Although some of your employees may disagree, not every employee should have access to every network, IT infrastructure, or computer system within your organization. Giving employees and contractors unrestricted user permissions and user access could spell disaster for many businesses because doing so creates unnecessary cybersecurity risks.
Would you set locks on all of the doors of your home but then go out and leave the keys hanging in the lock? Most likely, your answer would be no. But, this is the approach that many companies take concerning their cybersecurity initiatives. When you have unrestricted user permission levels, you’re allowing any employee to have the “keys to the kingdom,” giving them unfettered access virtually any area of your network or system.
What kind of threat do employees pose when they have unchecked user access? The Harvard Business Review cites data showing that “60% of all attacks were carried out by insiders. Of these attacks, three-quarters involved malicious intent, and one-quarter involved inadvertent actors.”
The Purpose of Limiting User Access
Companies that manage user permissions set user permission levels using the concept and practice of what is known as “least privilege.” Formerly known as a policy of least privilege (POLP), the idea is to limit and restrict user access for accounts, users, and processes to those that are required for a person to perform their job.
This is something that our team of cybersecurity experts at FPA always recommends to our clients because it helps to minimize potential misuse while also ensuring that their employees have the privileges and access they need. As a managed security service provider (MSSP), we provide guidance both as to how this process can be accomplished as well as actually carrying out the tasks.
Furthermore, limiting the number of privileged users is one of the five best practices recommended by the National Cybersecurity and Communications Integration Center (NCCIC) at the U.S. Computer Emergency Readiness Team (US-CERT) as part of every organization’s cybersecurity strategy. This aligns with the National Institute of Standards and Technology (NIST) Cybersecurity Framework best practices, which are among the highest industry standards.
So, what are some of the reasons for why you should manage user permissions and, in most cases, restrict them?

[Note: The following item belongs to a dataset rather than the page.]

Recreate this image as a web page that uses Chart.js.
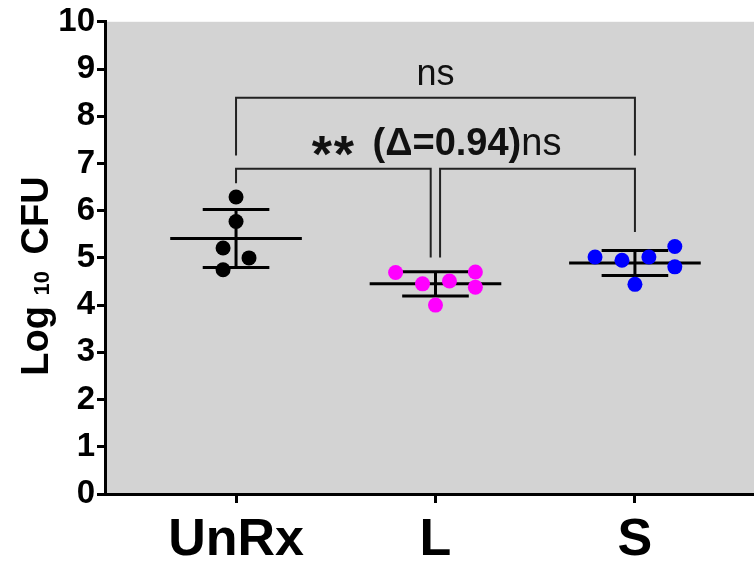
<!DOCTYPE html>
<html>
<head>
<meta charset="utf-8">
<script src="https://cdn.jsdelivr.net/npm/chart.js@4.4.1/dist/chart.umd.min.js"></script>
<style>
  html, body { margin: 0; padding: 0; background: #fff; }
  #wrap { width: 754px; height: 567px; }
</style>
</head>
<body>
<div id="wrap"><canvas id="scatter-chart" width="754" height="567"></canvas></div>
<script>
// categories and tick labels
const categories = ['UnRx', 'L', 'S'];
const yTicks = [0, 1, 2, 3, 4, 5, 6, 7, 8, 9, 10];

// Log10 CFU per animal
const unrxValues = [6.29, 5.77, 5.21, 5.00, 4.75];
const lValues = [4.69, 4.45, 4.51, 4.70, 4.38, 4.00];
const sValues = [5.02, 4.95, 5.02, 5.24, 4.81, 4.44];

// horizontal scatter of the dots (category units)
const unrxJitter = [0, 0, -0.065, 0.065, -0.065];
const lJitter = [-0.2, -0.065, 0.07, 0.2, 0.2, 0];
const sJitter = [-0.2, -0.065, 0.07, 0.2, 0.2, 0];

// mean and SD lines
const means = [5.41, 4.45, 4.89];
const sds = [0.615, 0.255, 0.265];

// significance brackets, as [category, value] corners
const bracketTop = [[1, 7.17], [1, 8.39], [3, 8.39], [3, 7.17]];
const bracketLeft = [[1, 6.58], [1, 6.89], [1.976, 6.89], [1.976, 5.01]];
const bracketRight = [[2.023, 5.01], [2.023, 6.89], [3, 6.89], [3, 5.55]];

const FONT = "'Liberation Sans', Arial, Helvetica, sans-serif";

function toPoints(values, jitter, cat) {
  return values.map((v, i) => ({ x: cat + jitter[i], y: v }));
}

const errorBars = {
  id: 'errorBars',
  beforeDatasetsDraw(chart) {
    const ctx = chart.ctx;
    const xs = chart.scales.x, ys = chart.scales.y;
    ctx.save();
    // brackets
    ctx.strokeStyle = '#222';
    ctx.lineWidth = 2;
    [bracketTop, bracketLeft, bracketRight].forEach(b => {
      ctx.beginPath();
      b.forEach((p, i) => {
        const px = xs.getPixelForValue(p[0]), py = ys.getPixelForValue(p[1]);
        if (i === 0) ctx.moveTo(px, py); else ctx.lineTo(px, py);
      });
      ctx.stroke();
    });
    // mean +- SD
    ctx.strokeStyle = '#000';
    ctx.lineWidth = 3;
    means.forEach((m, i) => {
      const c = i + 1;
      const hl = (a, b, v) => {
        ctx.beginPath();
        ctx.moveTo(xs.getPixelForValue(c + a), ys.getPixelForValue(v));
        ctx.lineTo(xs.getPixelForValue(c + b), ys.getPixelForValue(v));
        ctx.stroke();
      };
      hl(-0.33, 0.33, m);
      hl(-0.167, 0.167, m + sds[i]);
      hl(-0.167, 0.167, m - sds[i]);
      ctx.beginPath();
      ctx.moveTo(xs.getPixelForValue(c), ys.getPixelForValue(m + sds[i]));
      ctx.lineTo(xs.getPixelForValue(c), ys.getPixelForValue(m - sds[i]));
      ctx.stroke();
    });
    ctx.restore();
  }
};

const plotBackground = {
  id: 'plotBackground',
  beforeDraw(chart) {
    const a = chart.chartArea;
    chart.ctx.save();
    chart.ctx.fillStyle = '#d3d3d3';
    chart.ctx.fillRect(a.left, a.top, a.right - a.left, a.bottom - a.top);
    chart.ctx.restore();
  }
};

const labels = {
  id: 'labels',
  afterDraw(chart) {
    const ctx = chart.ctx;
    const xs = chart.scales.x, ys = chart.scales.y;
    ctx.save();
    ctx.fillStyle = '#111';
    ctx.textBaseline = 'alphabetic';
    // top "ns"
    ctx.font = '36px ' + FONT;
    ctx.textAlign = 'center';
    ctx.fillText('ns', xs.getPixelForValue(2), ys.getPixelForValue(8.67));
    // "** (Δ=0.94)ns"
    const bx = xs.getPixelForValue(2.43), by = ys.getPixelForValue(7.18);
    ctx.font = '38px ' + FONT;
    ctx.textAlign = 'left';
    ctx.fillText('ns', bx, by);
    ctx.font = 'bold 38px ' + FONT;
    ctx.textAlign = 'right';
    ctx.fillText(' (\u0394=0.94)', bx, by);
    const sw = ctx.measureText(' (\u0394=0.94)').width;
    ctx.font = 'bold 52px ' + FONT;
    ctx.fillText('*', bx - sw - 8, by + 17);
    ctx.fillText('*', bx - sw - 30, by + 17);

    // y axis title with subscript
    ctx.fillStyle = '#000';
    ctx.translate(48, 276);
    ctx.rotate(-Math.PI / 2);
    const parts = [['Log ', 'bold 38px ', 0], ['10', 'bold 22px ', 1], [' CFU', 'bold 38px ', 0]];
    let w = 0;
    parts.forEach(p => { ctx.font = p[1] + FONT; w += ctx.measureText(p[0]).width + (p[0] === '10' ? 6 : 0); });
    let x = -w / 2;
    ctx.textAlign = 'left';
    parts.forEach(p => {
      ctx.font = p[1] + FONT;
      ctx.fillText(p[0], x, p[2]);
      x += ctx.measureText(p[0]).width + (p[0] === '10' ? 6 : 0);
    });
    ctx.restore();
  }
};

new Chart(document.getElementById('scatter-chart'), {
  type: 'scatter',
  data: {
    datasets: [
      { label: categories[0], data: toPoints(unrxValues, unrxJitter, 1), backgroundColor: '#000', borderColor: '#000' },
      { label: categories[1], data: toPoints(lValues, lJitter, 2), backgroundColor: '#ff00ff', borderColor: '#ff00ff' },
      { label: categories[2], data: toPoints(sValues, sJitter, 3), backgroundColor: '#0000ff', borderColor: '#0000ff' }
    ]
  },
  options: {
    responsive: false,
    animation: false,
    layout: { autoPadding: false, padding: { top: 21, right: 0, bottom: 0, left: 0 } },
    elements: { point: { radius: 7.5, borderWidth: 0, hoverRadius: 7.5 } },
    plugins: {
      legend: { display: false },
      tooltip: { enabled: false }
    },
    scales: {
      x: {
        type: 'linear',
        min: 0.343,
        max: 3.597,
        afterFit: s => { s.height = 73; },
        afterBuildTicks: s => { s.ticks = [1, 2, 3].map(v => ({ value: v })); },
        border: { display: true, color: '#000', width: 3 },
        grid: { drawOnChartArea: false, drawTicks: true, tickLength: 9, color: '#000', lineWidth: 3 },
        ticks: {
          color: '#000',
          padding: 6,
          maxRotation: 0,
          font: { family: FONT, size: 52, weight: 'bold' },
          callback: v => categories[v - 1]
        }
      },
      y: {
        min: 0,
        max: 10,
        afterFit: s => { s.width = 105; },
        afterBuildTicks: s => { s.ticks = yTicks.map(v => ({ value: v })); },
        border: { display: true, color: '#000', width: 3 },
        grid: { drawOnChartArea: false, drawTicks: true, tickLength: 8, color: '#000', lineWidth: 3 },
        ticks: {
          color: '#000',
          padding: 2,
          font: { family: FONT, size: 33, weight: 'bold' }
        }
      }
    }
  },
  plugins: [plotBackground, errorBars, labels]
});
</script>
</body>
</html>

1. Unrestricted User Access Can Lead to Accidental Data Exposure
Ask yourself: Does Andy in Accounting really need to have user access to all of your data and systems? He likely only needs to have access to specific areas or functions to perform his job. Danny the IT Administrator, on the other hand, would need to have greater privileges and user permissions, including broad access to your network and IT infrastructure.

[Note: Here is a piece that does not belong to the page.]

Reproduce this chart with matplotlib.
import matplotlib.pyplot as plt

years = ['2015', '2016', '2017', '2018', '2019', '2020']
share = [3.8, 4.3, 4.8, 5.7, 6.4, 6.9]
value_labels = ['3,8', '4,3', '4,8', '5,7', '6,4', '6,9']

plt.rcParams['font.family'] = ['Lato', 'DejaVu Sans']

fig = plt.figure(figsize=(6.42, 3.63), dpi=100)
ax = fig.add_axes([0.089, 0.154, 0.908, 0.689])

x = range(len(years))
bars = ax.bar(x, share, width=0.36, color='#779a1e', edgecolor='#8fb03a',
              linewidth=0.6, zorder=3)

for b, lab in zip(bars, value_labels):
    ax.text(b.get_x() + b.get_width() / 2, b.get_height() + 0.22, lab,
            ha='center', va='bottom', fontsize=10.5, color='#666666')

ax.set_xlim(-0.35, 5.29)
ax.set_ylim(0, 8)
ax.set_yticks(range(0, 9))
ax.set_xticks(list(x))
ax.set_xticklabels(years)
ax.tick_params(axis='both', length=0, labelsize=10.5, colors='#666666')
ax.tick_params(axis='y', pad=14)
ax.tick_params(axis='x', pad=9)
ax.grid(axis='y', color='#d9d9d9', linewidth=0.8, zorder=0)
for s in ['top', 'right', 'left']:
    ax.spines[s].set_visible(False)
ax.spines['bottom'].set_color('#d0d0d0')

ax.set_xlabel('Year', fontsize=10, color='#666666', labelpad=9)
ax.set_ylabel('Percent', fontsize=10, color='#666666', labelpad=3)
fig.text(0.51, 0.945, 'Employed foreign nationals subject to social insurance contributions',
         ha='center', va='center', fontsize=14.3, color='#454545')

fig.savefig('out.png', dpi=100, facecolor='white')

For Andy, having extraneous user permissions isn’t necessary and creates a potential cybersecurity issue if he isn’t aware of — or doesn’t follow — safe cybersecurity practices. It doesn’t necessarily mean that he has malicious intentions; he just very well may be ignorant of what he should (or should not) do with his access. And, these types of behaviors can lead to accidental exposure of company or client data.

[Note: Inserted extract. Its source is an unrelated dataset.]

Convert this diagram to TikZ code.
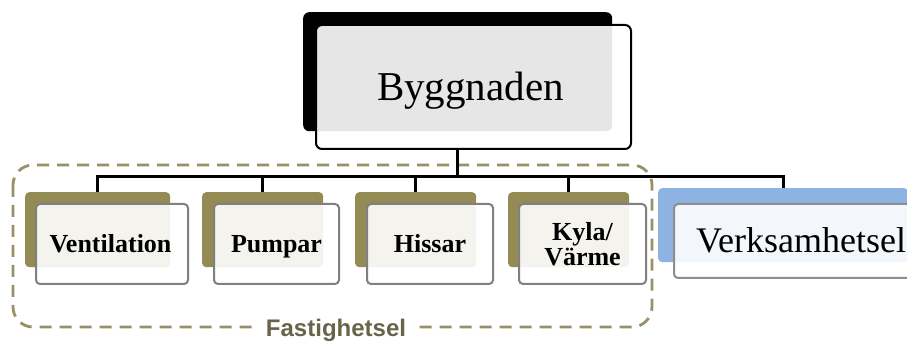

2. User Access Can Lead to Intentional Privilege Misuse & Abuse
According to the 2018 Cost of a Data Breach Study: Global Overview by the Ponemon Institute and IBM, 27% of the leading causes of data breaches worldwide resulted from the “human factor,” which boils down to the actions of negligent employees or contractors.
Verizon’s 2018 Data Breach Investigations Report lists privilege abuse (misuse) as No. 4 in the top 20 types of actions in data breaches. Furthermore, in its incident classification patterns, the report listed privilege misuse as the second highest types of incidents per pattern. Intentional misuse of user accounts can result in theft, leaking or destruction of data and intellectual property, as well as a host of other related issues.
3. Hackers Can Use Compromised User Credentials
By restricting user permissions, it can help to limit the damage that is done when the account of an employee or contractor becomes compromised. If the account’s user access is unrestricted, a malicious user could have a field day with the access they gain to your entire system. This will cost you both financially and in terms of customer trust in your company and brand.
All of these points underscore the importance of applying a POLP to every user account on your network. By limiting user access, you narrow the amount of data employees have access to — and incidentally can compromise — without having to go through any of your network’s other defenses. This is a smart practice that we always recommend to every client to increase their organization’s network and device security.
These are just a few reasons why organizations should invest the time to manage user permissions to limit employee user access. To learn more about recommended cybersecurity best practices and how poor cybersecurity training can affect your bottom line, access our complimentary guide by clicking on the link below.
What protections does your organization have in place to restrict user access? Be sure to share your thoughts in the comments section below or send me an email to chat about this topic more in-depth.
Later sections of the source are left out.